## INFORMATION SUPPLIED

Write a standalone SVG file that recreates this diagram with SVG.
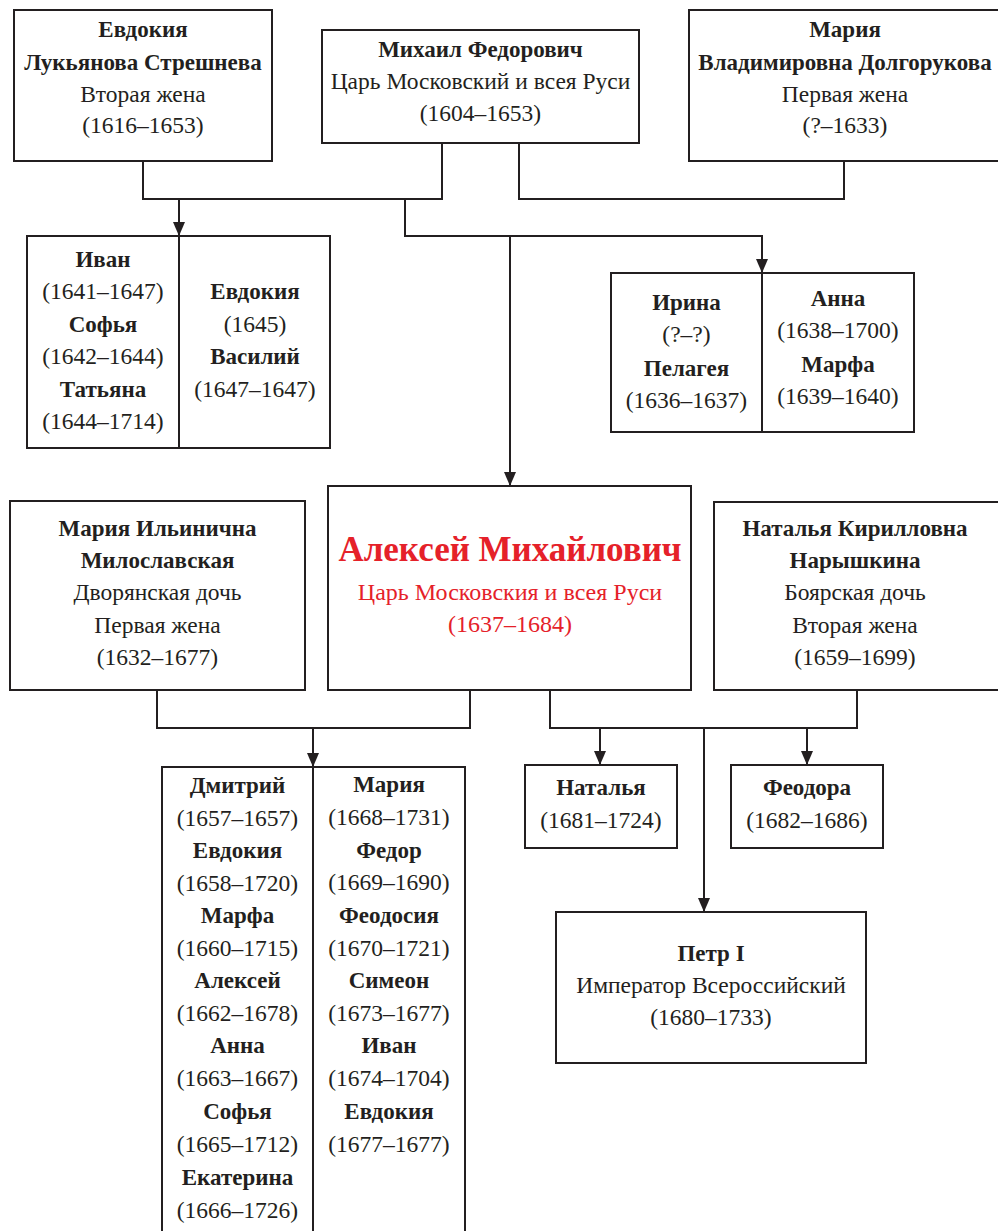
<svg xmlns="http://www.w3.org/2000/svg" width="998" height="1231" viewBox="0 0 998 1231">
<defs>
<marker id="arr" viewBox="0 0 14 12" refX="14" refY="6" markerWidth="14" markerHeight="12" markerUnits="userSpaceOnUse" orient="auto">
<path d="M0,0 L14,6 L0,12 Z" fill="#231f20"/>
</marker>
<style>
rect{fill:#fff;stroke:#231f20;stroke-width:2}
.div{stroke:#231f20;stroke-width:2}
.c path{fill:none;stroke:#231f20;stroke-width:2}
text{font-family:'Liberation Serif','DejaVu Serif',serif;font-size:23.5px;fill:#231f20;text-anchor:middle}
.b{font-weight:bold;font-size:23px}
.red{fill:#e52129;font-size:24px}
.big{font-size:35px;font-weight:bold}
</style>
</defs>
<rect x="0" y="0" width="998" height="1231" style="stroke:none"/>

<g id="connectors" class="c">
<path d="M143,161 V199 H442 V143"/>
<path d="M179,199 V236" marker-end="url(#arr)"/>
<path d="M519,143 V199 H844 V161"/>
<path d="M405,199 V236 H762 V273" marker-end="url(#arr)"/>
<path d="M510,236 V486" marker-end="url(#arr)"/>
<path d="M157,690 V728 H470 V690"/>
<path d="M313,728 V767" marker-end="url(#arr)"/>
<path d="M550,690 V728 H857 V690"/>
<path d="M600,728 V765" marker-end="url(#arr)"/>
<path d="M807,728 V765" marker-end="url(#arr)"/>
<path d="M704,728 V912" marker-end="url(#arr)"/>
</g>

<g id="evdokia-streshneva">
<rect x="14" y="10" width="258" height="151"/>
<text x="143" y="37" class="b">Евдокия</text>
<text x="143" y="70" class="b">Лукьянова Стрешнева</text>
<text x="143" y="102">Вторая жена</text>
<text x="143" y="133">(1616–1653)</text>
</g>

<g id="mikhail">
<rect x="322" y="30" width="317" height="113"/>
<text x="480.5" y="57" class="b">Михаил Федорович</text>
<text x="480.5" y="89">Царь Московский и всея Руси</text>
<text x="480.5" y="121">(1604–1653)</text>
</g>

<g id="maria-dolgorukova">
<rect x="689" y="10" width="312" height="151"/>
<text x="845" y="37" class="b">Мария</text>
<text x="845" y="70" class="b">Владимировна Долгорукова</text>
<text x="845" y="102">Первая жена</text>
<text x="845" y="133">(?–1633)</text>
</g>

<g id="children-streshneva">
<rect x="27" y="236" width="303" height="212"/>
<line class="div" x1="179" y1="236" x2="179" y2="448"/>
<text x="103" y="267" class="b">Иван</text>
<text x="103" y="299">(1641–1647)</text>
<text x="103" y="332" class="b">Софья</text>
<text x="103" y="364">(1642–1644)</text>
<text x="103" y="397" class="b">Татьяна</text>
<text x="103" y="429">(1644–1714)</text>
<text x="255" y="299" class="b">Евдокия</text>
<text x="255" y="332">(1645)</text>
<text x="255" y="364" class="b">Василий</text>
<text x="255" y="397">(1647–1647)</text>
</g>

<g id="children-dolgorukova">
<rect x="611" y="273" width="303" height="159"/>
<line class="div" x1="762" y1="273" x2="762" y2="432"/>
<text x="686.5" y="310" class="b">Ирина</text>
<text x="686.5" y="342">(?–?)</text>
<text x="686.5" y="376" class="b">Пелагея</text>
<text x="686.5" y="408">(1636–1637)</text>
<text x="838" y="306" class="b">Анна</text>
<text x="838" y="338">(1638–1700)</text>
<text x="838" y="372" class="b">Марфа</text>
<text x="838" y="404">(1639–1640)</text>
</g>

<g id="maria-miloslavskaya">
<rect x="10" y="501" width="295" height="189"/>
<text x="157.5" y="536" class="b">Мария Ильинична</text>
<text x="157.5" y="568" class="b">Милославская</text>
<text x="157.5" y="600">Дворянская дочь</text>
<text x="157.5" y="633">Первая жена</text>
<text x="157.5" y="665">(1632–1677)</text>
</g>

<g id="aleksei">
<rect x="328" y="486" width="363" height="204"/>
<text x="510" y="561" class="red big">Алексей Михайлович</text>
<text x="510" y="600" class="red">Царь Московския и всея Руси</text>
<text x="510" y="632" class="red">(1637–1684)</text>
</g>

<g id="natalya-naryshkina">
<rect x="714" y="502" width="290" height="188"/>
<text x="855" y="536" class="b">Наталья Кирилловна</text>
<text x="855" y="568" class="b">Нарышкина</text>
<text x="855" y="600">Боярская дочь</text>
<text x="855" y="633">Вторая жена</text>
<text x="855" y="665">(1659–1699)</text>
</g>

<g id="children-miloslavskaya">
<rect x="162" y="767" width="303" height="480"/>
<line class="div" x1="313" y1="767" x2="313" y2="1240"/>
<text x="237.5" y="793" class="b">Дмитрий</text>
<text x="237.5" y="826">(1657–1657)</text>
<text x="237.5" y="858" class="b">Евдокия</text>
<text x="237.5" y="891">(1658–1720)</text>
<text x="237.5" y="923" class="b">Марфа</text>
<text x="237.5" y="956">(1660–1715)</text>
<text x="237.5" y="988" class="b">Алексей</text>
<text x="237.5" y="1021">(1662–1678)</text>
<text x="237.5" y="1053" class="b">Анна</text>
<text x="237.5" y="1086">(1663–1667)</text>
<text x="237.5" y="1119" class="b">Софья</text>
<text x="237.5" y="1152">(1665–1712)</text>
<text x="237.5" y="1185" class="b">Екатерина</text>
<text x="237.5" y="1218">(1666–1726)</text>
<text x="389" y="792" class="b">Мария</text>
<text x="389" y="825">(1668–1731)</text>
<text x="389" y="858" class="b">Федор</text>
<text x="389" y="890">(1669–1690)</text>
<text x="389" y="923" class="b">Феодосия</text>
<text x="389" y="956">(1670–1721)</text>
<text x="389" y="988" class="b">Симеон</text>
<text x="389" y="1021">(1673–1677)</text>
<text x="389" y="1053" class="b">Иван</text>
<text x="389" y="1086">(1674–1704)</text>
<text x="389" y="1119" class="b">Евдокия</text>
<text x="389" y="1152">(1677–1677)</text>
</g>

<g id="natalya">
<rect x="525" y="765" width="152" height="83"/>
<text x="601" y="795" class="b">Наталья</text>
<text x="601" y="828">(1681–1724)</text>
</g>

<g id="feodora">
<rect x="731" y="765" width="152" height="83"/>
<text x="807" y="795" class="b">Феодора</text>
<text x="807" y="828">(1682–1686)</text>
</g>

<g id="petr">
<rect x="556" y="912" width="310" height="151"/>
<text x="711" y="961" class="b">Петр I</text>
<text x="711" y="993">Император Всероссийский</text>
<text x="711" y="1025">(1680–1733)</text>
</g>
</svg>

## WHAT TO DO
Write out again every line above exactly as given; the pictures do not belong in the copy.

## RESPONSE FOR THIS EXERCISE
Write a standalone SVG file that recreates this diagram with SVG.
<svg xmlns="http://www.w3.org/2000/svg" width="998" height="1231" viewBox="0 0 998 1231">
<defs>
<marker id="arr" viewBox="0 0 14 12" refX="14" refY="6" markerWidth="14" markerHeight="12" markerUnits="userSpaceOnUse" orient="auto">
<path d="M0,0 L14,6 L0,12 Z" fill="#231f20"/>
</marker>
<style>
rect{fill:#fff;stroke:#231f20;stroke-width:2}
.div{stroke:#231f20;stroke-width:2}
.c path{fill:none;stroke:#231f20;stroke-width:2}
text{font-family:'Liberation Serif','DejaVu Serif',serif;font-size:23.5px;fill:#231f20;text-anchor:middle}
.b{font-weight:bold;font-size:23px}
.red{fill:#e52129;font-size:24px}
.big{font-size:35px;font-weight:bold}
</style>
</defs>
<rect x="0" y="0" width="998" height="1231" style="stroke:none"/>

<g id="connectors" class="c">
<path d="M143,161 V199 H442 V143"/>
<path d="M179,199 V236" marker-end="url(#arr)"/>
<path d="M519,143 V199 H844 V161"/>
<path d="M405,199 V236 H762 V273" marker-end="url(#arr)"/>
<path d="M510,236 V486" marker-end="url(#arr)"/>
<path d="M157,690 V728 H470 V690"/>
<path d="M313,728 V767" marker-end="url(#arr)"/>
<path d="M550,690 V728 H857 V690"/>
<path d="M600,728 V765" marker-end="url(#arr)"/>
<path d="M807,728 V765" marker-end="url(#arr)"/>
<path d="M704,728 V912" marker-end="url(#arr)"/>
</g>

<g id="evdokia-streshneva">
<rect x="14" y="10" width="258" height="151"/>
<text x="143" y="37" class="b">Евдокия</text>
<text x="143" y="70" class="b">Лукьянова Стрешнева</text>
<text x="143" y="102">Вторая жена</text>
<text x="143" y="133">(1616–1653)</text>
</g>

<g id="mikhail">
<rect x="322" y="30" width="317" height="113"/>
<text x="480.5" y="57" class="b">Михаил Федорович</text>
<text x="480.5" y="89">Царь Московский и всея Руси</text>
<text x="480.5" y="121">(1604–1653)</text>
</g>

<g id="maria-dolgorukova">
<rect x="689" y="10" width="312" height="151"/>
<text x="845" y="37" class="b">Мария</text>
<text x="845" y="70" class="b">Владимировна Долгорукова</text>
<text x="845" y="102">Первая жена</text>
<text x="845" y="133">(?–1633)</text>
</g>

<g id="children-streshneva">
<rect x="27" y="236" width="303" height="212"/>
<line class="div" x1="179" y1="236" x2="179" y2="448"/>
<text x="103" y="267" class="b">Иван</text>
<text x="103" y="299">(1641–1647)</text>
<text x="103" y="332" class="b">Софья</text>
<text x="103" y="364">(1642–1644)</text>
<text x="103" y="397" class="b">Татьяна</text>
<text x="103" y="429">(1644–1714)</text>
<text x="255" y="299" class="b">Евдокия</text>
<text x="255" y="332">(1645)</text>
<text x="255" y="364" class="b">Василий</text>
<text x="255" y="397">(1647–1647)</text>
</g>

<g id="children-dolgorukova">
<rect x="611" y="273" width="303" height="159"/>
<line class="div" x1="762" y1="273" x2="762" y2="432"/>
<text x="686.5" y="310" class="b">Ирина</text>
<text x="686.5" y="342">(?–?)</text>
<text x="686.5" y="376" class="b">Пелагея</text>
<text x="686.5" y="408">(1636–1637)</text>
<text x="838" y="306" class="b">Анна</text>
<text x="838" y="338">(1638–1700)</text>
<text x="838" y="372" class="b">Марфа</text>
<text x="838" y="404">(1639–1640)</text>
</g>

<g id="maria-miloslavskaya">
<rect x="10" y="501" width="295" height="189"/>
<text x="157.5" y="536" class="b">Мария Ильинична</text>
<text x="157.5" y="568" class="b">Милославская</text>
<text x="157.5" y="600">Дворянская дочь</text>
<text x="157.5" y="633">Первая жена</text>
<text x="157.5" y="665">(1632–1677)</text>
</g>

<g id="aleksei">
<rect x="328" y="486" width="363" height="204"/>
<text x="510" y="561" class="red big">Алексей Михайлович</text>
<text x="510" y="600" class="red">Царь Московския и всея Руси</text>
<text x="510" y="632" class="red">(1637–1684)</text>
</g>

<g id="natalya-naryshkina">
<rect x="714" y="502" width="290" height="188"/>
<text x="855" y="536" class="b">Наталья Кирилловна</text>
<text x="855" y="568" class="b">Нарышкина</text>
<text x="855" y="600">Боярская дочь</text>
<text x="855" y="633">Вторая жена</text>
<text x="855" y="665">(1659–1699)</text>
</g>

<g id="children-miloslavskaya">
<rect x="162" y="767" width="303" height="480"/>
<line class="div" x1="313" y1="767" x2="313" y2="1240"/>
<text x="237.5" y="793" class="b">Дмитрий</text>
<text x="237.5" y="826">(1657–1657)</text>
<text x="237.5" y="858" class="b">Евдокия</text>
<text x="237.5" y="891">(1658–1720)</text>
<text x="237.5" y="923" class="b">Марфа</text>
<text x="237.5" y="956">(1660–1715)</text>
<text x="237.5" y="988" class="b">Алексей</text>
<text x="237.5" y="1021">(1662–1678)</text>
<text x="237.5" y="1053" class="b">Анна</text>
<text x="237.5" y="1086">(1663–1667)</text>
<text x="237.5" y="1119" class="b">Софья</text>
<text x="237.5" y="1152">(1665–1712)</text>
<text x="237.5" y="1185" class="b">Екатерина</text>
<text x="237.5" y="1218">(1666–1726)</text>
<text x="389" y="792" class="b">Мария</text>
<text x="389" y="825">(1668–1731)</text>
<text x="389" y="858" class="b">Федор</text>
<text x="389" y="890">(1669–1690)</text>
<text x="389" y="923" class="b">Феодосия</text>
<text x="389" y="956">(1670–1721)</text>
<text x="389" y="988" class="b">Симеон</text>
<text x="389" y="1021">(1673–1677)</text>
<text x="389" y="1053" class="b">Иван</text>
<text x="389" y="1086">(1674–1704)</text>
<text x="389" y="1119" class="b">Евдокия</text>
<text x="389" y="1152">(1677–1677)</text>
</g>

<g id="natalya">
<rect x="525" y="765" width="152" height="83"/>
<text x="601" y="795" class="b">Наталья</text>
<text x="601" y="828">(1681–1724)</text>
</g>

<g id="feodora">
<rect x="731" y="765" width="152" height="83"/>
<text x="807" y="795" class="b">Феодора</text>
<text x="807" y="828">(1682–1686)</text>
</g>

<g id="petr">
<rect x="556" y="912" width="310" height="151"/>
<text x="711" y="961" class="b">Петр I</text>
<text x="711" y="993">Император Всероссийский</text>
<text x="711" y="1025">(1680–1733)</text>
</g>
</svg>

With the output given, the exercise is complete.